WORK TO BE COMPLETED -> Set down each line of the data below exactly as it stands, dropping the pictures.

::::

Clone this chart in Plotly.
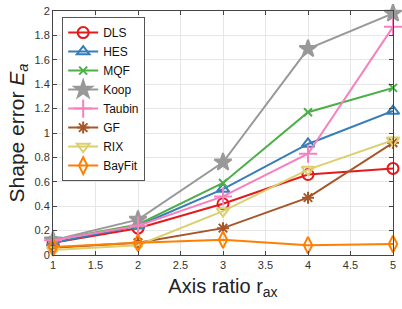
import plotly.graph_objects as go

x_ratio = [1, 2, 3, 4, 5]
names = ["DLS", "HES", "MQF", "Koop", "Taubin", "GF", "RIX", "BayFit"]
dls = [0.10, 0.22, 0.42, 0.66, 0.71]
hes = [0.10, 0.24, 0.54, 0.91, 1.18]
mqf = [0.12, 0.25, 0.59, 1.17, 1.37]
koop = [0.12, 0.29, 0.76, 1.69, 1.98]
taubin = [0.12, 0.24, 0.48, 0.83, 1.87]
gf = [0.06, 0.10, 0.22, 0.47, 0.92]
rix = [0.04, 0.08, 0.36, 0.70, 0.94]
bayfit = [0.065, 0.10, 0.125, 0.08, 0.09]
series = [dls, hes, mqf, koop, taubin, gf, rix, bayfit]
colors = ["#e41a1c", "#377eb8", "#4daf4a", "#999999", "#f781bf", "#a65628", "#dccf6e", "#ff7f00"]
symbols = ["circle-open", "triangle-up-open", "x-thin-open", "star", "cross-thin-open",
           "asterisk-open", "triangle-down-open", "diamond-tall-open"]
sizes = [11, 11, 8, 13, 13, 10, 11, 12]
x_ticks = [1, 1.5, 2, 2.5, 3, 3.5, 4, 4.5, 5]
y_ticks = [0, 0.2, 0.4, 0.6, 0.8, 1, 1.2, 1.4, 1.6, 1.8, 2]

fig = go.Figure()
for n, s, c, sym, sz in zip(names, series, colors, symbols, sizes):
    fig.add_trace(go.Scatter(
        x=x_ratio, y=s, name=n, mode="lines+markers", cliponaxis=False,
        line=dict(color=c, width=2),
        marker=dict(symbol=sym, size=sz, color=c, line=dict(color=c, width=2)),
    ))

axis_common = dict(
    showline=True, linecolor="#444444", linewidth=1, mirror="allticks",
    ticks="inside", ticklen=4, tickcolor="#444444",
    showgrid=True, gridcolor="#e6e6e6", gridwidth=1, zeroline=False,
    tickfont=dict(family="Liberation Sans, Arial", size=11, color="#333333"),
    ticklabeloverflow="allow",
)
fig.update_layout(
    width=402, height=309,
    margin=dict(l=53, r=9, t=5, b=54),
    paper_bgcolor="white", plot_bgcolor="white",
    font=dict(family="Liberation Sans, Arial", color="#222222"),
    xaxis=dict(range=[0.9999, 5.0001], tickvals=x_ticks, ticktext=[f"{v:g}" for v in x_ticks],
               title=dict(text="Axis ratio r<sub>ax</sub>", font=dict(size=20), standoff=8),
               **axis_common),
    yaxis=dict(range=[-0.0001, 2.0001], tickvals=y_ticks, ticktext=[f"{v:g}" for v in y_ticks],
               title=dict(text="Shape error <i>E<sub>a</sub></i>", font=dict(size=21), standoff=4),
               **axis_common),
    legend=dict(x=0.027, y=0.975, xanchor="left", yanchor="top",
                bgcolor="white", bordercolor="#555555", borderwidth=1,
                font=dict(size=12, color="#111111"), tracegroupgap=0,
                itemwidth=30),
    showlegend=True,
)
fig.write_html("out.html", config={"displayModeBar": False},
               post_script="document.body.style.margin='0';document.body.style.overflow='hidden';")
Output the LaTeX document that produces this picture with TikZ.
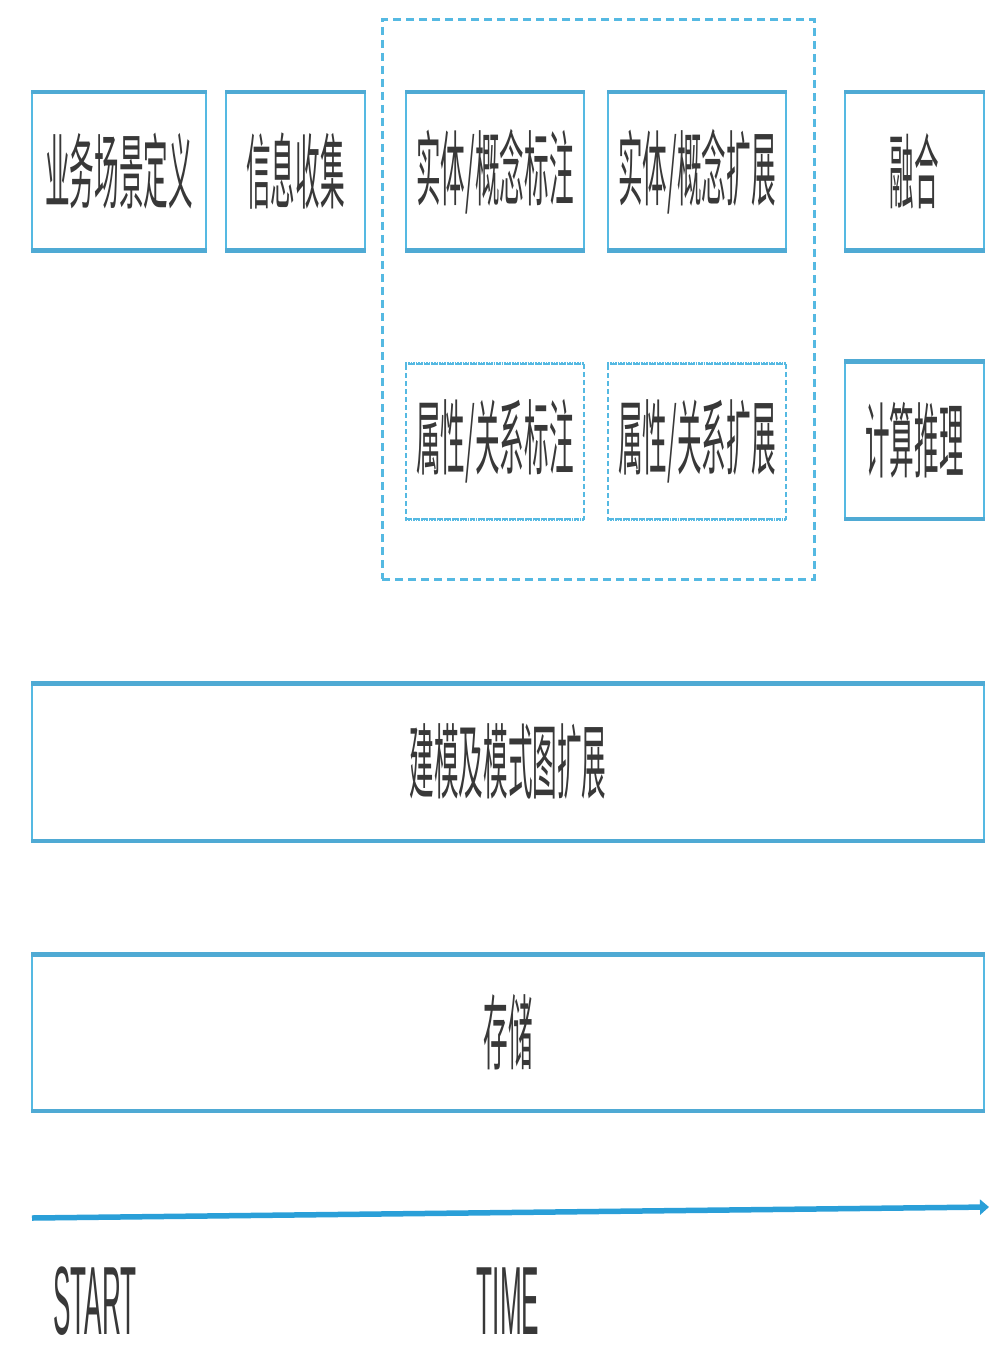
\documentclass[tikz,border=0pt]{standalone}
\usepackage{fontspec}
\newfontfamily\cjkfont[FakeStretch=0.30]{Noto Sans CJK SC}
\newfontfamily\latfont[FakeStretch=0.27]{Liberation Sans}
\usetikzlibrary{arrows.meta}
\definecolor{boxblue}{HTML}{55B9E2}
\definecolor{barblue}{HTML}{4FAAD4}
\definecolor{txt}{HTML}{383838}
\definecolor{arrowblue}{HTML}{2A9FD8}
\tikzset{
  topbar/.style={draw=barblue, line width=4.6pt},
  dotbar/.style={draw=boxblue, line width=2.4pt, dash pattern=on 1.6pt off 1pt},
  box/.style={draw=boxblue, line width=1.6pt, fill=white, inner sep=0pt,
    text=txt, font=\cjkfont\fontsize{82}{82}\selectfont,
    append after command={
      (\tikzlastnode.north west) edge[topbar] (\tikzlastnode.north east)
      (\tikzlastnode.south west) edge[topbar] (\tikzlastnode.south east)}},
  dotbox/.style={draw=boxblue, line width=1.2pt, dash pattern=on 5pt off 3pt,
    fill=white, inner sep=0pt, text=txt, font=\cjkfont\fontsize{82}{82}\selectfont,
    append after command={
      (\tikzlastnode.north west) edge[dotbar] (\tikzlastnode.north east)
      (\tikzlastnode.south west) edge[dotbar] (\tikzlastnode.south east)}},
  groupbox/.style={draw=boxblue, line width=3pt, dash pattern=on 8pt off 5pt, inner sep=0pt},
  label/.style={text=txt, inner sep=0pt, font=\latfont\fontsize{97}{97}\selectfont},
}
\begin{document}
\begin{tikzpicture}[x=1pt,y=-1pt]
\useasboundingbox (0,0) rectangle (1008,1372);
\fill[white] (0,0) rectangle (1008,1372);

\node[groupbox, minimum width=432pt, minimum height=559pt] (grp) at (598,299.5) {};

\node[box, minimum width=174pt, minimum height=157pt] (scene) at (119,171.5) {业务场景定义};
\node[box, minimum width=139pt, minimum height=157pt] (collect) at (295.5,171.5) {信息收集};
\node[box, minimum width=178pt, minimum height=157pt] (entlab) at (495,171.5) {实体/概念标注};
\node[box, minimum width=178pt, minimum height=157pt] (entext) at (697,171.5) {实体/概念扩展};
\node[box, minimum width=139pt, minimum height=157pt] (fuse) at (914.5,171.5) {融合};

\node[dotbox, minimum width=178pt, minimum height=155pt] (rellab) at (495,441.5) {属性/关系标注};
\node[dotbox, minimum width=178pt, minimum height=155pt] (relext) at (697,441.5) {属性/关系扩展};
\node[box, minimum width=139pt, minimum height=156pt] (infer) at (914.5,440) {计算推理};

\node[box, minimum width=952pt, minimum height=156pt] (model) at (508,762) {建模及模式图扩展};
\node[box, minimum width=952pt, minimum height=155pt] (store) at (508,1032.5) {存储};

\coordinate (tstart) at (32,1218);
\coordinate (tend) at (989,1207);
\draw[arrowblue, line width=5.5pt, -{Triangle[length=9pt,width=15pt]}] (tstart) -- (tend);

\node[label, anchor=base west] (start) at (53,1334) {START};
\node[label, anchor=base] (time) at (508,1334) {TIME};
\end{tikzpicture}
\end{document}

::::

RESULT OF THIS EXERCISE ->
Clone this chart in Plotly.
import plotly.graph_objects as go

x_ratio = [1, 2, 3, 4, 5]
names = ["DLS", "HES", "MQF", "Koop", "Taubin", "GF", "RIX", "BayFit"]
dls = [0.10, 0.22, 0.42, 0.66, 0.71]
hes = [0.10, 0.24, 0.54, 0.91, 1.18]
mqf = [0.12, 0.25, 0.59, 1.17, 1.37]
koop = [0.12, 0.29, 0.76, 1.69, 1.98]
taubin = [0.12, 0.24, 0.48, 0.83, 1.87]
gf = [0.06, 0.10, 0.22, 0.47, 0.92]
rix = [0.04, 0.08, 0.36, 0.70, 0.94]
bayfit = [0.065, 0.10, 0.125, 0.08, 0.09]
series = [dls, hes, mqf, koop, taubin, gf, rix, bayfit]
colors = ["#e41a1c", "#377eb8", "#4daf4a", "#999999", "#f781bf", "#a65628", "#dccf6e", "#ff7f00"]
symbols = ["circle-open", "triangle-up-open", "x-thin-open", "star", "cross-thin-open",
           "asterisk-open", "triangle-down-open", "diamond-tall-open"]
sizes = [11, 11, 8, 13, 13, 10, 11, 12]
x_ticks = [1, 1.5, 2, 2.5, 3, 3.5, 4, 4.5, 5]
y_ticks = [0, 0.2, 0.4, 0.6, 0.8, 1, 1.2, 1.4, 1.6, 1.8, 2]

fig = go.Figure()
for n, s, c, sym, sz in zip(names, series, colors, symbols, sizes):
    fig.add_trace(go.Scatter(
        x=x_ratio, y=s, name=n, mode="lines+markers", cliponaxis=False,
        line=dict(color=c, width=2),
        marker=dict(symbol=sym, size=sz, color=c, line=dict(color=c, width=2)),
    ))

axis_common = dict(
    showline=True, linecolor="#444444", linewidth=1, mirror="allticks",
    ticks="inside", ticklen=4, tickcolor="#444444",
    showgrid=True, gridcolor="#e6e6e6", gridwidth=1, zeroline=False,
    tickfont=dict(family="Liberation Sans, Arial", size=11, color="#333333"),
    ticklabeloverflow="allow",
)
fig.update_layout(
    width=402, height=309,
    margin=dict(l=53, r=9, t=5, b=54),
    paper_bgcolor="white", plot_bgcolor="white",
    font=dict(family="Liberation Sans, Arial", color="#222222"),
    xaxis=dict(range=[0.9999, 5.0001], tickvals=x_ticks, ticktext=[f"{v:g}" for v in x_ticks],
               title=dict(text="Axis ratio r<sub>ax</sub>", font=dict(size=20), standoff=8),
               **axis_common),
    yaxis=dict(range=[-0.0001, 2.0001], tickvals=y_ticks, ticktext=[f"{v:g}" for v in y_ticks],
               title=dict(text="Shape error <i>E<sub>a</sub></i>", font=dict(size=21), standoff=4),
               **axis_common),
    legend=dict(x=0.027, y=0.975, xanchor="left", yanchor="top",
                bgcolor="white", bordercolor="#555555", borderwidth=1,
                font=dict(size=12, color="#111111"), tracegroupgap=0,
                itemwidth=30),
    showlegend=True,
)
fig.write_html("out.html", config={"displayModeBar": False},
               post_script="document.body.style.margin='0';document.body.style.overflow='hidden';")
Output the LaTeX document that produces this picture with TikZ.
\documentclass[tikz,border=0pt]{standalone}
\usepackage{fontspec}
\newfontfamily\cjkfont[FakeStretch=0.30]{Noto Sans CJK SC}
\newfontfamily\latfont[FakeStretch=0.27]{Liberation Sans}
\usetikzlibrary{arrows.meta}
\definecolor{boxblue}{HTML}{55B9E2}
\definecolor{barblue}{HTML}{4FAAD4}
\definecolor{txt}{HTML}{383838}
\definecolor{arrowblue}{HTML}{2A9FD8}
\tikzset{
  topbar/.style={draw=barblue, line width=4.6pt},
  dotbar/.style={draw=boxblue, line width=2.4pt, dash pattern=on 1.6pt off 1pt},
  box/.style={draw=boxblue, line width=1.6pt, fill=white, inner sep=0pt,
    text=txt, font=\cjkfont\fontsize{82}{82}\selectfont,
    append after command={
      (\tikzlastnode.north west) edge[topbar] (\tikzlastnode.north east)
      (\tikzlastnode.south west) edge[topbar] (\tikzlastnode.south east)}},
  dotbox/.style={draw=boxblue, line width=1.2pt, dash pattern=on 5pt off 3pt,
    fill=white, inner sep=0pt, text=txt, font=\cjkfont\fontsize{82}{82}\selectfont,
    append after command={
      (\tikzlastnode.north west) edge[dotbar] (\tikzlastnode.north east)
      (\tikzlastnode.south west) edge[dotbar] (\tikzlastnode.south east)}},
  groupbox/.style={draw=boxblue, line width=3pt, dash pattern=on 8pt off 5pt, inner sep=0pt},
  label/.style={text=txt, inner sep=0pt, font=\latfont\fontsize{97}{97}\selectfont},
}
\begin{document}
\begin{tikzpicture}[x=1pt,y=-1pt]
\useasboundingbox (0,0) rectangle (1008,1372);
\fill[white] (0,0) rectangle (1008,1372);

\node[groupbox, minimum width=432pt, minimum height=559pt] (grp) at (598,299.5) {};

\node[box, minimum width=174pt, minimum height=157pt] (scene) at (119,171.5) {业务场景定义};
\node[box, minimum width=139pt, minimum height=157pt] (collect) at (295.5,171.5) {信息收集};
\node[box, minimum width=178pt, minimum height=157pt] (entlab) at (495,171.5) {实体/概念标注};
\node[box, minimum width=178pt, minimum height=157pt] (entext) at (697,171.5) {实体/概念扩展};
\node[box, minimum width=139pt, minimum height=157pt] (fuse) at (914.5,171.5) {融合};

\node[dotbox, minimum width=178pt, minimum height=155pt] (rellab) at (495,441.5) {属性/关系标注};
\node[dotbox, minimum width=178pt, minimum height=155pt] (relext) at (697,441.5) {属性/关系扩展};
\node[box, minimum width=139pt, minimum height=156pt] (infer) at (914.5,440) {计算推理};

\node[box, minimum width=952pt, minimum height=156pt] (model) at (508,762) {建模及模式图扩展};
\node[box, minimum width=952pt, minimum height=155pt] (store) at (508,1032.5) {存储};

\coordinate (tstart) at (32,1218);
\coordinate (tend) at (989,1207);
\draw[arrowblue, line width=5.5pt, -{Triangle[length=9pt,width=15pt]}] (tstart) -- (tend);

\node[label, anchor=base west] (start) at (53,1334) {START};
\node[label, anchor=base] (time) at (508,1334) {TIME};
\end{tikzpicture}
\end{document}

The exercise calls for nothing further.